* WHAT THE EXERCISE ASKS
Reproduce the entries word for word, and omit any picture you find in them.

* DATASET RECORDS

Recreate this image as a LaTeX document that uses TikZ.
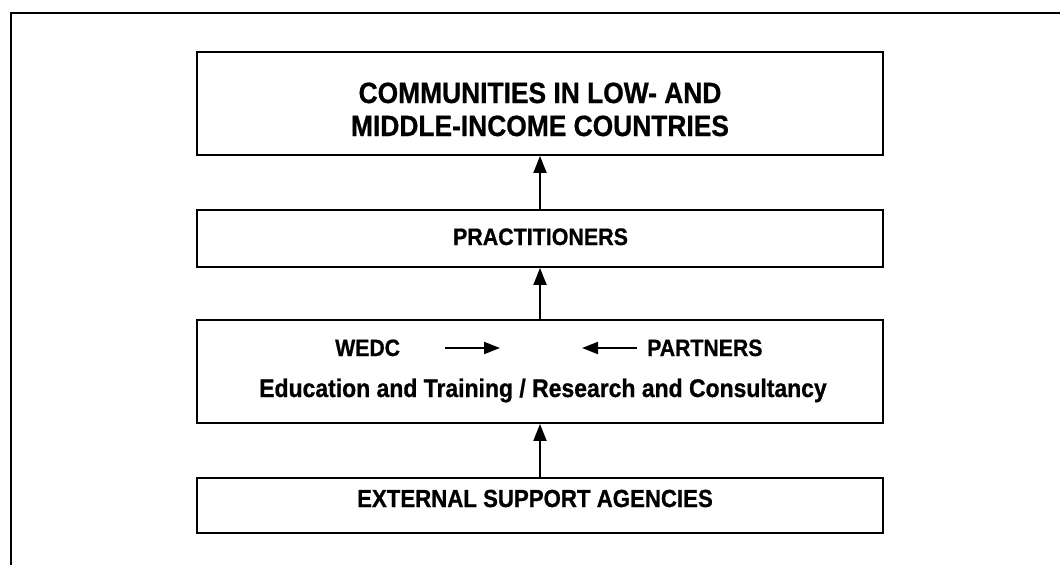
\documentclass[tikz,border=0pt]{standalone}
\usepackage{fontspec}
\usetikzlibrary{arrows.meta}
% condensed, heavy sans for all labels
\newfontfamily\diafont[FakeStretch=0.9,FakeBold=0.8]{Liberation Sans}
\begin{document}
\begin{tikzpicture}[x=1pt,y=-1pt,
  box/.style={draw=black,line width=1.9pt,minimum width=686pt,inner sep=0pt,anchor=center},
  lbl/.style={inner sep=0pt,anchor=base,font=\diafont\bfseries\fontsize{#1}{#1}\selectfont},
  up/.style={line width=2pt,-{Triangle[length=17pt,width=13pt]}},
  side/.style={line width=2pt,-{Triangle[length=16pt,width=12pt]}},
  framelines/.style={line width=1.6pt}]
\useasboundingbox (0,0) rectangle (1060,565);

% outer frame (left and top edges)
\draw[framelines] (11,565) -- (11,13) -- (1060,13);

% boxes
\node[box,minimum height=103pt] (comm) at (540,103.5) {};
\node[box,minimum height=57pt]  (prac) at (540,238.5) {};
\node[box,minimum height=103pt] (mid)  at (540,371.5) {};
\node[box,minimum height=55pt]  (esa)  at (540,505.5) {};

% labels
\node[lbl=29.3] (commA) at (540,103) {COMMUNITIES IN LOW- AND};
\node[lbl=29.3] (commB) at (540,136) {MIDDLE-INCOME COUNTRIES};
\node[lbl=23.8] (pracT) at (540.5,245) {PRACTITIONERS};
\node[lbl=23.6,anchor=base west] (wedc) at (335,356) {WEDC};
\node[lbl=23.6,anchor=base west] (partners) at (647,356) {PARTNERS};
\node[lbl=25.5] (edu) at (543,397) {Education and Training / Research and Consultancy};
\node[lbl=24.7] (esaT) at (535,507) {EXTERNAL SUPPORT AGENCIES};

% arrows between WEDC and partners
\coordinate (wedcA) at (445,348);
\coordinate (wedcB) at (500,348);
\coordinate (partA) at (637,348);
\coordinate (partB) at (582,348);
\draw[side] (wedcA) -- (wedcB);
\draw[side] (partA) -- (partB);

% upward flow
\draw[up] (esa.north) -- (mid.south);
\draw[up] (mid.north) -- (prac.south);
\draw[up] (prac.north) -- (comm.south);
\end{tikzpicture}
\end{document}
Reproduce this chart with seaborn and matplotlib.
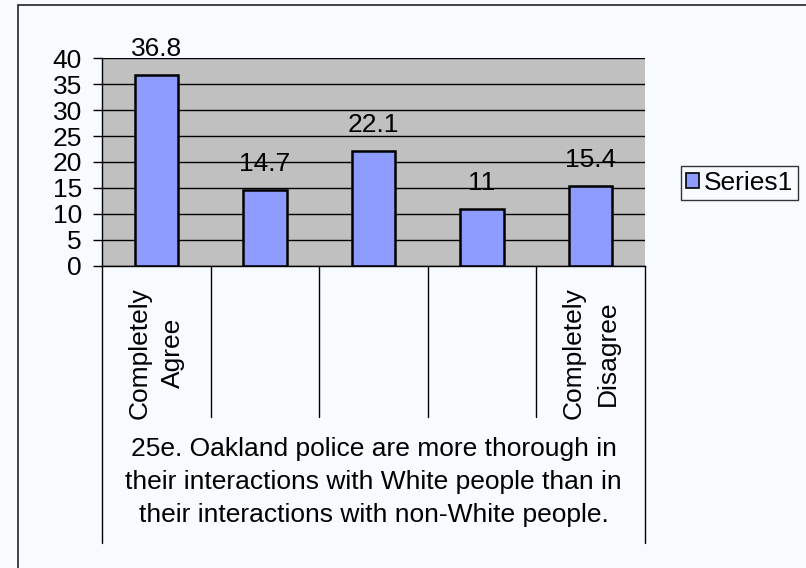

* SOLUTION FOR THIS EXERCISE
Recreate this image as a LaTeX document that uses TikZ.
\documentclass[tikz,border=0pt]{standalone}
\usepackage{fontspec}
\usetikzlibrary{arrows.meta}
% condensed, heavy sans for all labels
\newfontfamily\diafont[FakeStretch=0.9,FakeBold=0.8]{Liberation Sans}
\begin{document}
\begin{tikzpicture}[x=1pt,y=-1pt,
  box/.style={draw=black,line width=1.9pt,minimum width=686pt,inner sep=0pt,anchor=center},
  lbl/.style={inner sep=0pt,anchor=base,font=\diafont\bfseries\fontsize{#1}{#1}\selectfont},
  up/.style={line width=2pt,-{Triangle[length=17pt,width=13pt]}},
  side/.style={line width=2pt,-{Triangle[length=16pt,width=12pt]}},
  framelines/.style={line width=1.6pt}]
\useasboundingbox (0,0) rectangle (1060,565);

% outer frame (left and top edges)
\draw[framelines] (11,565) -- (11,13) -- (1060,13);

% boxes
\node[box,minimum height=103pt] (comm) at (540,103.5) {};
\node[box,minimum height=57pt]  (prac) at (540,238.5) {};
\node[box,minimum height=103pt] (mid)  at (540,371.5) {};
\node[box,minimum height=55pt]  (esa)  at (540,505.5) {};

% labels
\node[lbl=29.3] (commA) at (540,103) {COMMUNITIES IN LOW- AND};
\node[lbl=29.3] (commB) at (540,136) {MIDDLE-INCOME COUNTRIES};
\node[lbl=23.8] (pracT) at (540.5,245) {PRACTITIONERS};
\node[lbl=23.6,anchor=base west] (wedc) at (335,356) {WEDC};
\node[lbl=23.6,anchor=base west] (partners) at (647,356) {PARTNERS};
\node[lbl=25.5] (edu) at (543,397) {Education and Training / Research and Consultancy};
\node[lbl=24.7] (esaT) at (535,507) {EXTERNAL SUPPORT AGENCIES};

% arrows between WEDC and partners
\coordinate (wedcA) at (445,348);
\coordinate (wedcB) at (500,348);
\coordinate (partA) at (637,348);
\coordinate (partB) at (582,348);
\draw[side] (wedcA) -- (wedcB);
\draw[side] (partA) -- (partB);

% upward flow
\draw[up] (esa.north) -- (mid.south);
\draw[up] (mid.north) -- (prac.south);
\draw[up] (prac.north) -- (comm.south);
\end{tikzpicture}
\end{document}
Reproduce this chart with seaborn and matplotlib.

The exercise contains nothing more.